Fortunate to have gotten over fifty of her mother's original arrangements,
Simone began working with producer Bob Belden (whose credits include work
with Woody Herman, Donald Byrd, Mel Lewis and Dianne Reeves and extensive
credits as a premier jazz reissue producer) on the recording project,
culling eleven songs from Nina Simone's repertoire, including one live
performance on which her mother accompanied her and featuring one poignant
and highly personal song, "Child In Me" which Simone fondly refers to as "my
love song to my mother."
Choosing a big band setting for the project, Simone notes, "I never really
listened to jazz growing up and I've always been approached to do jazz. I
was more of a funk and R&B kind of singer, along the lines of a Chaka Khan
but the truth is, I could do gospel and jazz in my sleep, given the presence
of my mother's music around me since I was born." Aware that music buyers
may wonder "if I sound like my mother," Simone has approached the recording
of Simone On Simone with a commitment to putting her own distinctive stamp
on the songs she's chosen.
She succeeds admirably turning in tour-de-force performances on little-known
gems from her mother's recorded repertoire such as "Keeper Of The Flame," "I
Hold No Grudge" and "Don't You Pay Them No Mind" (all from Nina Simone's
1966 LP High Priestess Of Soul) as well as reworkings of such classics as
"Feeling Good," "Black Is The Color Of My True Love's Hair" (given a
completely new and original twist), "Work Song," the spirited "(You'll) Go
To Hell" and swinging versions of "Love Me Or Leave Me" and Duke Ellington's
"Gal From Joe's." Rounding out her first of many future albums: "I Wish I
Knew How It Would Feel To Be Free" (the Billy Taylor tune closely identified
with her mother as one of the potent message songs which were so much a part
of Nina Simone's catalog of music with themes of freedom, self-empowerment
and justice for all) and "How Long Must I Wander," a plaintive song that
speaks to Simone's own formative years traveling across the globe with her
mother.
In addition to completing work on her debut CD in 2007, Simone performed in
a week-long St. Louis production of Les Miserables and did shows with "The
Daughters Of Soul" in the U.K. and Holland. Since her mother's passing, she
has been busy managing Nina Simone's extensive estate as well as co-founding
in 2003, the Nina Simone Foundation, a non-profit organization whose mission
- fulfilling her mother's wish - is to raise money for the education of
African-American children and children of African descent.

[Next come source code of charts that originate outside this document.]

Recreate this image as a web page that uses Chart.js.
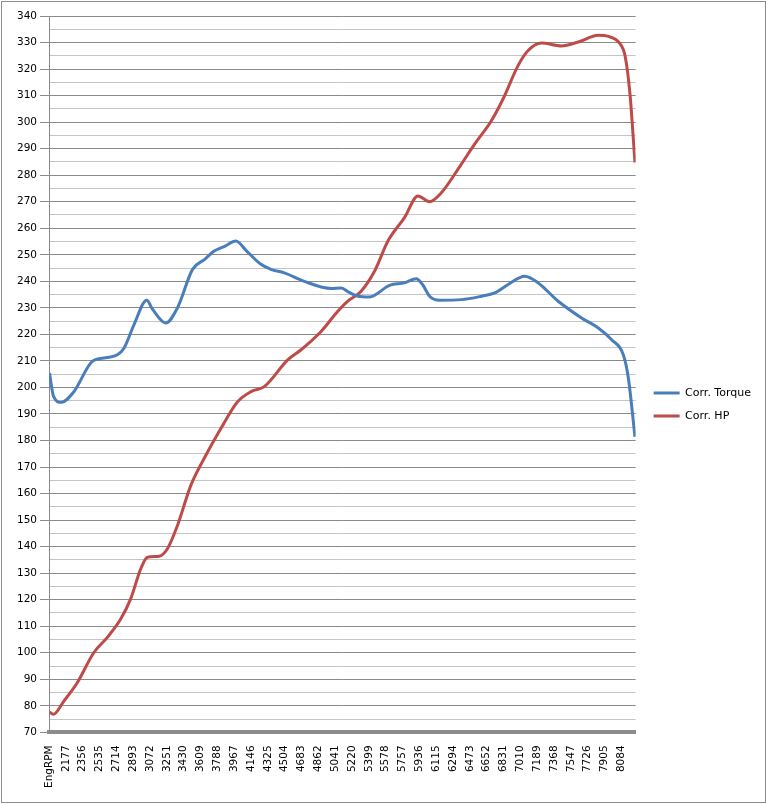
<!DOCTYPE html>
<html>
<head>
<meta charset="utf-8">
<script src="https://cdn.jsdelivr.net/npm/chart.js@4.4.1/dist/chart.umd.min.js"></script>
<style>
  html, body { margin: 0; padding: 0; background: #fff; }
  #wrap { position: relative; width: 767px; height: 804px; }
  #frame { position: absolute; left: 1px; top: 1px; width: 763px; height: 800px; border: 1px solid #8c8c8c; pointer-events: none; }
</style>
</head>
<body>
<div id="wrap">
  <canvas id="dyno" width="767" height="804"></canvas>
  <div id="frame"></div>
</div>
<script>
// x tick labels (first category is the header cell)
const xTickLabels = ['EngRPM', '2177', '2356', '2535', '2714', '2893', '3072', '3251', '3430', '3609',
    '3788', '3967', '4146', '4325', '4504', '4683', '4862', '5041', '5220', '5399', '5578', '5757',
    '5936', '6115', '6294', '6473', '6652', '6831', '7010', '7189', '7368', '7547', '7726', '7905', '8084'];
const xTickStep = 179;
const xStart = 2177 - xTickStep;
const xEnd = 8236;

// Corr. Torque readings
const torqueRpm = [2003, 2046, 2128, 2262, 2458, 2600, 2725, 2795, 2902, 3037, 3100, 3239, 3364, 3524,
    3650, 3754, 3870, 3985, 4100, 4251, 4358, 4500, 4713, 4997, 5104, 5190, 5282, 5405, 5619, 5778,
    5903, 5970, 6045, 6151, 6383, 6600, 6737, 6880, 7057, 7200, 7413, 7661, 7839, 7981, 8105, 8159, 8229];
const torqueValues = [205.4, 196.6, 194.4, 198.4, 209.8, 211.2, 212.3, 214.8, 223.7, 232.9, 229.4, 224.3,
    230.0, 244.5, 248.2, 251.4, 253.3, 255.2, 251.4, 246.4, 244.5, 243.2, 240.0, 237.3, 237.5, 235.8,
    234.4, 234.1, 238.5, 239.4, 241.0, 238.8, 234.4, 232.9, 233.1, 234.4, 235.6, 238.8, 241.9, 239.4,
    232.5, 226.2, 222.4, 218.0, 212.3, 203.5, 181.4];

// Corr. HP readings
const hpRpm = [2003, 2043, 2156, 2298, 2475, 2618, 2760, 2866, 2973, 3044, 3168, 3257, 3364, 3506, 3647,
    3825, 4003, 4150, 4287, 4536, 4678, 4891, 5069, 5175, 5317, 5459, 5602, 5778, 5921, 6045, 6170,
    6383, 6524, 6702, 6827, 6987, 7093, 7235, 7448, 7626, 7839, 7945, 8069, 8123, 8176, 8229];
const hpValues = [77.7, 76.8, 81.8, 88.7, 100.1, 105.8, 112.7, 120.3, 131.6, 136.0, 136.4, 139.2, 148.0,
    163.1, 173.2, 184.5, 194.6, 198.5, 200.3, 210.4, 214.2, 221.1, 228.7, 232.5, 236.3, 243.8, 255.2,
    264.0, 272.2, 270.0, 273.4, 284.2, 291.7, 300.5, 308.8, 321.4, 327.0, 329.8, 328.7, 330.2, 332.7,
    332.3, 329.6, 325.1, 310.6, 284.8];

const yMin = 70;
const yMax = 340;

const FONT = 'DejaVu Sans';

function toPoints(xs, ys) {
    return xs.map((x, i) => ({ x: x, y: ys[i] }));
}

const xTickValues = xTickLabels.map((_, i) => xStart + i * xTickStep);

// nudge the legend a bit away from the plot, like the Excel original
const legendShift = {
    id: 'legendShift',
    afterLayout(chart) {
        if (chart.legend) {
            chart.legend.left += 6;
            chart.legend.right += 6;
        }
    }
};

new Chart(document.getElementById('dyno'), {
    type: 'line',
    data: {
        datasets: [
            {
                label: 'Corr. Torque',
                data: toPoints(torqueRpm, torqueValues),
                borderColor: '#4a7ebb',
                backgroundColor: '#4a7ebb',
                borderWidth: 3,
                pointRadius: 0,
                cubicInterpolationMode: 'monotone'
            },
            {
                label: 'Corr. HP',
                data: toPoints(hpRpm, hpValues),
                borderColor: '#be4b48',
                backgroundColor: '#be4b48',
                borderWidth: 3,
                pointRadius: 0,
                cubicInterpolationMode: 'monotone'
            }
        ]
    },
    plugins: [legendShift],
    options: {
        responsive: false,
        animation: false,
        layout: {
            padding: { top: 16, left: 14, right: 12, bottom: 11 }
        },
        scales: {
            x: {
                type: 'linear',
                min: xStart,
                max: xEnd,
                afterBuildTicks: (axis) => {
                    axis.ticks = xTickValues.map(v => ({ value: v }));
                },
                grid: { display: false },
                border: { display: true, color: '#8c8c8c', width: 4 },
                ticks: {
                    autoSkip: false,
                    minRotation: 90,
                    maxRotation: 90,
                    padding: 5,
                    color: '#000',
                    font: { family: FONT, size: 10.5 },
                    callback: (value, index) => xTickLabels[index]
                }
            },
            y: {
                min: yMin,
                max: yMax,
                grid: {
                    color: (ctx) => (ctx.tick && ctx.tick.value % 10 === 0) ? '#8a8a8a' : '#c4c4c4',
                    tickColor: (ctx) => (ctx.tick && ctx.tick.value % 10 === 0) ? '#8a8a8a' : 'rgba(0,0,0,0)',
                    tickLength: 9
                },
                border: { display: true, color: '#8a8a8a', width: 1 },
                ticks: {
                    stepSize: 5,
                    autoSkip: false,
                    padding: 3,
                    color: '#000',
                    font: { family: FONT, size: 10.5 },
                    callback: (value) => value % 10 === 0 ? value : ''
                }
            }
        },
        plugins: {
            legend: {
                position: 'right',
                labels: {
                    usePointStyle: true,
                    pointStyle: 'line',
                    pointStyleWidth: 26,
                    padding: 12,
                    color: '#000',
                    font: { family: FONT, size: 11 }
                }
            },
            tooltip: { enabled: false }
        }
    }
});
</script>
</body>
</html>
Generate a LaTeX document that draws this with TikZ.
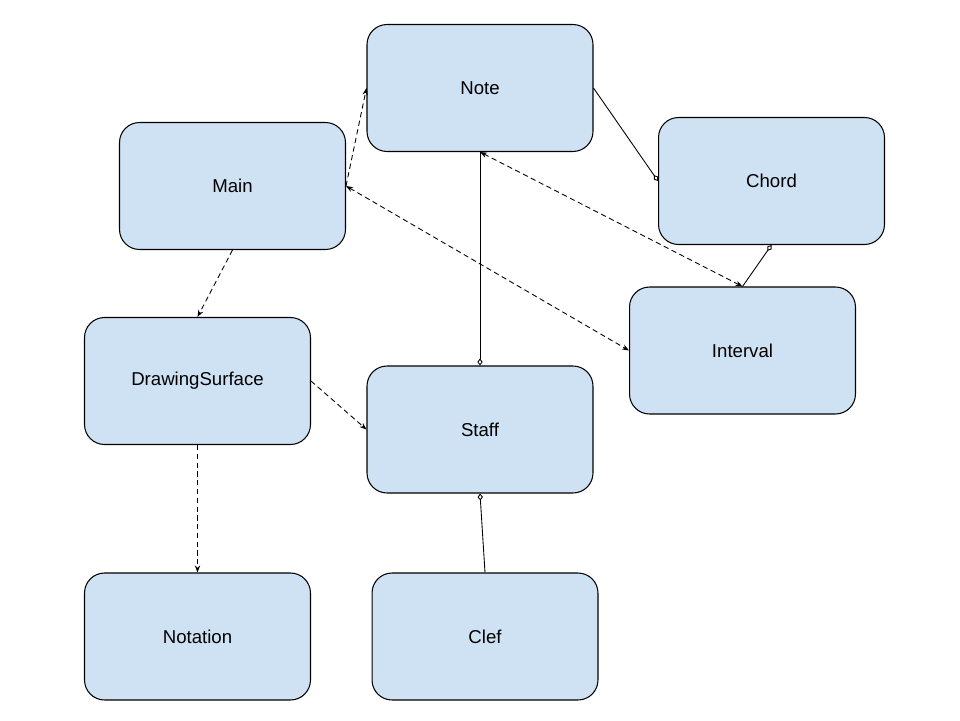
\documentclass[tikz,border=0pt]{standalone}
\usepackage{fontspec}
\setmainfont{Liberation Sans}
\usepackage{tikz}
\usetikzlibrary{arrows.meta}
\definecolor{boxblue}{HTML}{CFE2F3}
\tikzset{
  classbox/.style={draw=black, line width=0.6pt, fill=boxblue, rounded corners=0.4cm,
    minimum width=4.52cm, minimum height=2.54cm, font=\fontsize{10.6}{12}\selectfont},
  uses/.style={line width=0.5pt, dash pattern=on 3pt off 2pt, -{Stealth[length=4pt,width=3pt]}},
  bothuses/.style={line width=0.5pt, dash pattern=on 3pt off 2pt, {Stealth[length=4pt,width=3pt]}-{Stealth[length=4pt,width=3pt]}},
  part/.style={line width=0.5pt, {Diamond[open,length=4pt,width=3pt]}-}
}
\begin{document}
\begin{tikzpicture}[x=0.02cm,y=-0.02cm]
\useasboundingbox (0,0) rectangle (960,720);
\node[classbox] (note) at (480,88) {Note};
\node[classbox] (main) at (232.5,186) {Main};
\node[classbox] (chord) at (771.5,181) {Chord};
\node[classbox] (interval) at (742.5,350.5) {Interval};
\node[classbox] (surface) at (197.5,381) {DrawingSurface};
\node[classbox] (staff) at (480,429.5) {Staff};
\node[classbox] (notation) at (197.5,636.5) {Notation};
\node[classbox] (clef) at (485,636.5) {Clef};

\draw[uses] (main.east) -- (note.west);
\draw[bothuses] (main.east) -- (interval.west);
\draw[bothuses] (note.south) -- (interval.north);
\draw[uses] (main.south) -- (surface.north);
\draw[uses] (surface.east) -- (staff.west);
\draw[uses] (surface.south) -- (notation.north);
\draw[part] (staff.north) -- (note.south);
\draw[part] (staff.south) -- (clef.north);
\draw[part] (chord.west) -- (note.east);
\draw[part] (chord.south) -- (interval.north);
\end{tikzpicture}
\end{document}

Encouraged by the constant support of God, family, friends and fans, Simone
says her commitment is to "keep singing, keep writing, keep performing,
spreading the word, spreading the healing, spreading the message and
spreading the love!" With a rich heritage to draw from, a wealth of
accomplishments and accolades as a Broadway star and live performer and a
finely-developed sense of her own unique artistry, Simone is ready to
establish herself as a successful recording artist of the first order.
She's off to a wonderful start with Simone On Simone, an album that honors
her mother's musical contribution while beginning a new chapter in her own
musical journey.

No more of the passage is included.